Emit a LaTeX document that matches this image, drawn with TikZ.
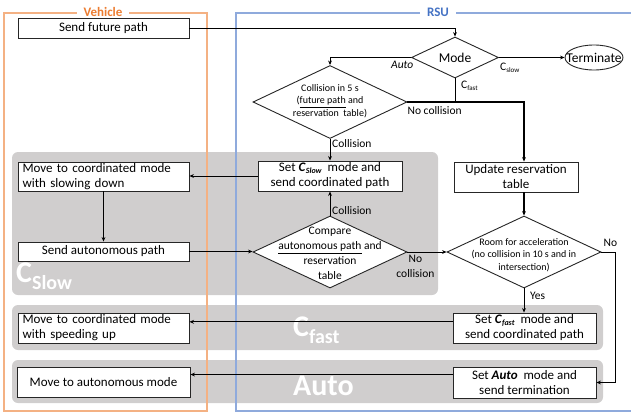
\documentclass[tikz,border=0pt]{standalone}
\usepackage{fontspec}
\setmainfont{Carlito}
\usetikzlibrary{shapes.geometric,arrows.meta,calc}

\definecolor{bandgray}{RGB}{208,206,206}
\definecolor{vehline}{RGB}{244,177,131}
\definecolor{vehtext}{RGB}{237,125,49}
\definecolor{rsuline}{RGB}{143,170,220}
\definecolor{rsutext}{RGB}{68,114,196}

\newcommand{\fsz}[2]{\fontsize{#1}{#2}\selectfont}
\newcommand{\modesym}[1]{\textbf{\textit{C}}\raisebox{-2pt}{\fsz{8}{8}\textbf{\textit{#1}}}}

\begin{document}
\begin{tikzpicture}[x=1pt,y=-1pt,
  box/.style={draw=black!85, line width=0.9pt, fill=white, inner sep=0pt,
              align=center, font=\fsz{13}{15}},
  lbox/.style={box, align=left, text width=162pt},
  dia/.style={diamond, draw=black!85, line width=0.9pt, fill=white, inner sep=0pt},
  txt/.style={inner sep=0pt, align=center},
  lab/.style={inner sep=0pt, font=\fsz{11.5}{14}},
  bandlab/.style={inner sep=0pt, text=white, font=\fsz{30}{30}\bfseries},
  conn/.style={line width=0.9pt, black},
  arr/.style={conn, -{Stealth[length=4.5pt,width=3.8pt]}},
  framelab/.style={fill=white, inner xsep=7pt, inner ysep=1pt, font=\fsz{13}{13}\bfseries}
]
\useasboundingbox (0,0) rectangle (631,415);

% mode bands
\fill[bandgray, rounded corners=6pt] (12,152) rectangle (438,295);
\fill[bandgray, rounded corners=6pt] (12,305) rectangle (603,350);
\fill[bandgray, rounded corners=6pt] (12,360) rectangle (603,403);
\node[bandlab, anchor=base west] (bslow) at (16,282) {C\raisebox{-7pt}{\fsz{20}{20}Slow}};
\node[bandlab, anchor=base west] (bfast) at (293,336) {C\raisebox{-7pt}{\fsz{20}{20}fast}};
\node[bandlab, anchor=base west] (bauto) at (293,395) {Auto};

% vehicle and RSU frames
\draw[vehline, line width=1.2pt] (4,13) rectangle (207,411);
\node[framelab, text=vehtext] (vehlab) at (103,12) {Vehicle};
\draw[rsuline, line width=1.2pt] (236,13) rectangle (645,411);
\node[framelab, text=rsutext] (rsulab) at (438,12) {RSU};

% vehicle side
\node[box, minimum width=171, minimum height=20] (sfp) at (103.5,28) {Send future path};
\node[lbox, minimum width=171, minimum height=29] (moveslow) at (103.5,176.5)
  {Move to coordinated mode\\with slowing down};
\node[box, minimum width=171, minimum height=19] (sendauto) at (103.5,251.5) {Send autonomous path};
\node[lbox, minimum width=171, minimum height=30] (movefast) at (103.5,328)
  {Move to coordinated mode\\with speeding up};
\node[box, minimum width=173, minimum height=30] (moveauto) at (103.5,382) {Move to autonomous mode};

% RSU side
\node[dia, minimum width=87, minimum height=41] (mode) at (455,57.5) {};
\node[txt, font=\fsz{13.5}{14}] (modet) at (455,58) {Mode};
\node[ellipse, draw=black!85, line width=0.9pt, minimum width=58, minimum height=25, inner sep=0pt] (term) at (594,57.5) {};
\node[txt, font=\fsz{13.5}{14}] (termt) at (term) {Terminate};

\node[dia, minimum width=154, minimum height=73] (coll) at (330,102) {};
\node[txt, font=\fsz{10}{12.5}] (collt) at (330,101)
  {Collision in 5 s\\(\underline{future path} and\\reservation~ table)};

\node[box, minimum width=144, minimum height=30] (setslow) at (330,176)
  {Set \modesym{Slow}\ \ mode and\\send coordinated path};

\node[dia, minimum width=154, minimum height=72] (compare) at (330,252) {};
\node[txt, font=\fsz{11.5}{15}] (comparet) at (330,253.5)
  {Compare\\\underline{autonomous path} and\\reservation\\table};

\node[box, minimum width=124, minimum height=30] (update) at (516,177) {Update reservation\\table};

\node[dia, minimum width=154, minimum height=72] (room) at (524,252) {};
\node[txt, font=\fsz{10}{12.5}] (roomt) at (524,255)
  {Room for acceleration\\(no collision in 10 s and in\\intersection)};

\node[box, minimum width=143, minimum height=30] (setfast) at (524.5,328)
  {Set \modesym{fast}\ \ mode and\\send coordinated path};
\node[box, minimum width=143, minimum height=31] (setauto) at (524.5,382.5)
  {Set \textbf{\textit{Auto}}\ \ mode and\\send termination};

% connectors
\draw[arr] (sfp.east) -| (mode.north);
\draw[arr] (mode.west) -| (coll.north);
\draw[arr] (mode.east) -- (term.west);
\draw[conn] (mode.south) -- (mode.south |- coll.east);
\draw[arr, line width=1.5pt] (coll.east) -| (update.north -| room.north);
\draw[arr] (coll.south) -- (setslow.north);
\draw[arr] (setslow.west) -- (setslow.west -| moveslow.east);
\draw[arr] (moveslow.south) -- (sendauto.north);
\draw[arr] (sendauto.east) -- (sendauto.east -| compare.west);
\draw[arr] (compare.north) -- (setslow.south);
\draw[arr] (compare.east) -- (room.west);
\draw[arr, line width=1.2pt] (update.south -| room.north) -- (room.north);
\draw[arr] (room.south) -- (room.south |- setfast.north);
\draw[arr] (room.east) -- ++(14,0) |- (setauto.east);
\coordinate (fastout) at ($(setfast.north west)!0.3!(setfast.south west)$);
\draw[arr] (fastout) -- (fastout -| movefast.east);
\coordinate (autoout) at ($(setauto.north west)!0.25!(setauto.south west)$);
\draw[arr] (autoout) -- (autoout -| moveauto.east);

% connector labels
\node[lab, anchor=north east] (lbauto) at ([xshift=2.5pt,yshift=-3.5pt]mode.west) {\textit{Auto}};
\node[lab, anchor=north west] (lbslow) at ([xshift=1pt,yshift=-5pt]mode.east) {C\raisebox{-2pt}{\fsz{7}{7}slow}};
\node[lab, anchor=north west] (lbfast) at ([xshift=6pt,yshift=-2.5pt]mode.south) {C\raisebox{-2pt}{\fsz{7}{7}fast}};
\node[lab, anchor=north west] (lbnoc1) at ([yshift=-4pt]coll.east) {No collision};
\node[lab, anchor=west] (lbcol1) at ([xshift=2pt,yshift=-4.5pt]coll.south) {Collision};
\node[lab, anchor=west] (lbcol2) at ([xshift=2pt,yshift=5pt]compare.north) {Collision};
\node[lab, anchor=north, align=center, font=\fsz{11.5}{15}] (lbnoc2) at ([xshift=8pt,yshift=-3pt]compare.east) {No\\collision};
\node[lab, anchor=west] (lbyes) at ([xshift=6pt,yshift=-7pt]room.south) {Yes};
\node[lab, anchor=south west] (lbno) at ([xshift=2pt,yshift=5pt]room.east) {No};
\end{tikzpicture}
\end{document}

• • • • • • •

What the task requires: Repeat the data exactly, without the pictures.

Answer:
Emit a LaTeX document that matches this image, drawn with TikZ.
\documentclass[tikz,border=0pt]{standalone}
\usepackage{fontspec}
\setmainfont{Carlito}
\usetikzlibrary{shapes.geometric,arrows.meta,calc}

\definecolor{bandgray}{RGB}{208,206,206}
\definecolor{vehline}{RGB}{244,177,131}
\definecolor{vehtext}{RGB}{237,125,49}
\definecolor{rsuline}{RGB}{143,170,220}
\definecolor{rsutext}{RGB}{68,114,196}

\newcommand{\fsz}[2]{\fontsize{#1}{#2}\selectfont}
\newcommand{\modesym}[1]{\textbf{\textit{C}}\raisebox{-2pt}{\fsz{8}{8}\textbf{\textit{#1}}}}

\begin{document}
\begin{tikzpicture}[x=1pt,y=-1pt,
  box/.style={draw=black!85, line width=0.9pt, fill=white, inner sep=0pt,
              align=center, font=\fsz{13}{15}},
  lbox/.style={box, align=left, text width=162pt},
  dia/.style={diamond, draw=black!85, line width=0.9pt, fill=white, inner sep=0pt},
  txt/.style={inner sep=0pt, align=center},
  lab/.style={inner sep=0pt, font=\fsz{11.5}{14}},
  bandlab/.style={inner sep=0pt, text=white, font=\fsz{30}{30}\bfseries},
  conn/.style={line width=0.9pt, black},
  arr/.style={conn, -{Stealth[length=4.5pt,width=3.8pt]}},
  framelab/.style={fill=white, inner xsep=7pt, inner ysep=1pt, font=\fsz{13}{13}\bfseries}
]
\useasboundingbox (0,0) rectangle (631,415);

% mode bands
\fill[bandgray, rounded corners=6pt] (12,152) rectangle (438,295);
\fill[bandgray, rounded corners=6pt] (12,305) rectangle (603,350);
\fill[bandgray, rounded corners=6pt] (12,360) rectangle (603,403);
\node[bandlab, anchor=base west] (bslow) at (16,282) {C\raisebox{-7pt}{\fsz{20}{20}Slow}};
\node[bandlab, anchor=base west] (bfast) at (293,336) {C\raisebox{-7pt}{\fsz{20}{20}fast}};
\node[bandlab, anchor=base west] (bauto) at (293,395) {Auto};

% vehicle and RSU frames
\draw[vehline, line width=1.2pt] (4,13) rectangle (207,411);
\node[framelab, text=vehtext] (vehlab) at (103,12) {Vehicle};
\draw[rsuline, line width=1.2pt] (236,13) rectangle (645,411);
\node[framelab, text=rsutext] (rsulab) at (438,12) {RSU};

% vehicle side
\node[box, minimum width=171, minimum height=20] (sfp) at (103.5,28) {Send future path};
\node[lbox, minimum width=171, minimum height=29] (moveslow) at (103.5,176.5)
  {Move to coordinated mode\\with slowing down};
\node[box, minimum width=171, minimum height=19] (sendauto) at (103.5,251.5) {Send autonomous path};
\node[lbox, minimum width=171, minimum height=30] (movefast) at (103.5,328)
  {Move to coordinated mode\\with speeding up};
\node[box, minimum width=173, minimum height=30] (moveauto) at (103.5,382) {Move to autonomous mode};

% RSU side
\node[dia, minimum width=87, minimum height=41] (mode) at (455,57.5) {};
\node[txt, font=\fsz{13.5}{14}] (modet) at (455,58) {Mode};
\node[ellipse, draw=black!85, line width=0.9pt, minimum width=58, minimum height=25, inner sep=0pt] (term) at (594,57.5) {};
\node[txt, font=\fsz{13.5}{14}] (termt) at (term) {Terminate};

\node[dia, minimum width=154, minimum height=73] (coll) at (330,102) {};
\node[txt, font=\fsz{10}{12.5}] (collt) at (330,101)
  {Collision in 5 s\\(\underline{future path} and\\reservation~ table)};

\node[box, minimum width=144, minimum height=30] (setslow) at (330,176)
  {Set \modesym{Slow}\ \ mode and\\send coordinated path};

\node[dia, minimum width=154, minimum height=72] (compare) at (330,252) {};
\node[txt, font=\fsz{11.5}{15}] (comparet) at (330,253.5)
  {Compare\\\underline{autonomous path} and\\reservation\\table};

\node[box, minimum width=124, minimum height=30] (update) at (516,177) {Update reservation\\table};

\node[dia, minimum width=154, minimum height=72] (room) at (524,252) {};
\node[txt, font=\fsz{10}{12.5}] (roomt) at (524,255)
  {Room for acceleration\\(no collision in 10 s and in\\intersection)};

\node[box, minimum width=143, minimum height=30] (setfast) at (524.5,328)
  {Set \modesym{fast}\ \ mode and\\send coordinated path};
\node[box, minimum width=143, minimum height=31] (setauto) at (524.5,382.5)
  {Set \textbf{\textit{Auto}}\ \ mode and\\send termination};

% connectors
\draw[arr] (sfp.east) -| (mode.north);
\draw[arr] (mode.west) -| (coll.north);
\draw[arr] (mode.east) -- (term.west);
\draw[conn] (mode.south) -- (mode.south |- coll.east);
\draw[arr, line width=1.5pt] (coll.east) -| (update.north -| room.north);
\draw[arr] (coll.south) -- (setslow.north);
\draw[arr] (setslow.west) -- (setslow.west -| moveslow.east);
\draw[arr] (moveslow.south) -- (sendauto.north);
\draw[arr] (sendauto.east) -- (sendauto.east -| compare.west);
\draw[arr] (compare.north) -- (setslow.south);
\draw[arr] (compare.east) -- (room.west);
\draw[arr, line width=1.2pt] (update.south -| room.north) -- (room.north);
\draw[arr] (room.south) -- (room.south |- setfast.north);
\draw[arr] (room.east) -- ++(14,0) |- (setauto.east);
\coordinate (fastout) at ($(setfast.north west)!0.3!(setfast.south west)$);
\draw[arr] (fastout) -- (fastout -| movefast.east);
\coordinate (autoout) at ($(setauto.north west)!0.25!(setauto.south west)$);
\draw[arr] (autoout) -- (autoout -| moveauto.east);

% connector labels
\node[lab, anchor=north east] (lbauto) at ([xshift=2.5pt,yshift=-3.5pt]mode.west) {\textit{Auto}};
\node[lab, anchor=north west] (lbslow) at ([xshift=1pt,yshift=-5pt]mode.east) {C\raisebox{-2pt}{\fsz{7}{7}slow}};
\node[lab, anchor=north west] (lbfast) at ([xshift=6pt,yshift=-2.5pt]mode.south) {C\raisebox{-2pt}{\fsz{7}{7}fast}};
\node[lab, anchor=north west] (lbnoc1) at ([yshift=-4pt]coll.east) {No collision};
\node[lab, anchor=west] (lbcol1) at ([xshift=2pt,yshift=-4.5pt]coll.south) {Collision};
\node[lab, anchor=west] (lbcol2) at ([xshift=2pt,yshift=5pt]compare.north) {Collision};
\node[lab, anchor=north, align=center, font=\fsz{11.5}{15}] (lbnoc2) at ([xshift=8pt,yshift=-3pt]compare.east) {No\\collision};
\node[lab, anchor=west] (lbyes) at ([xshift=6pt,yshift=-7pt]room.south) {Yes};
\node[lab, anchor=south west] (lbno) at ([xshift=2pt,yshift=5pt]room.east) {No};
\end{tikzpicture}
\end{document}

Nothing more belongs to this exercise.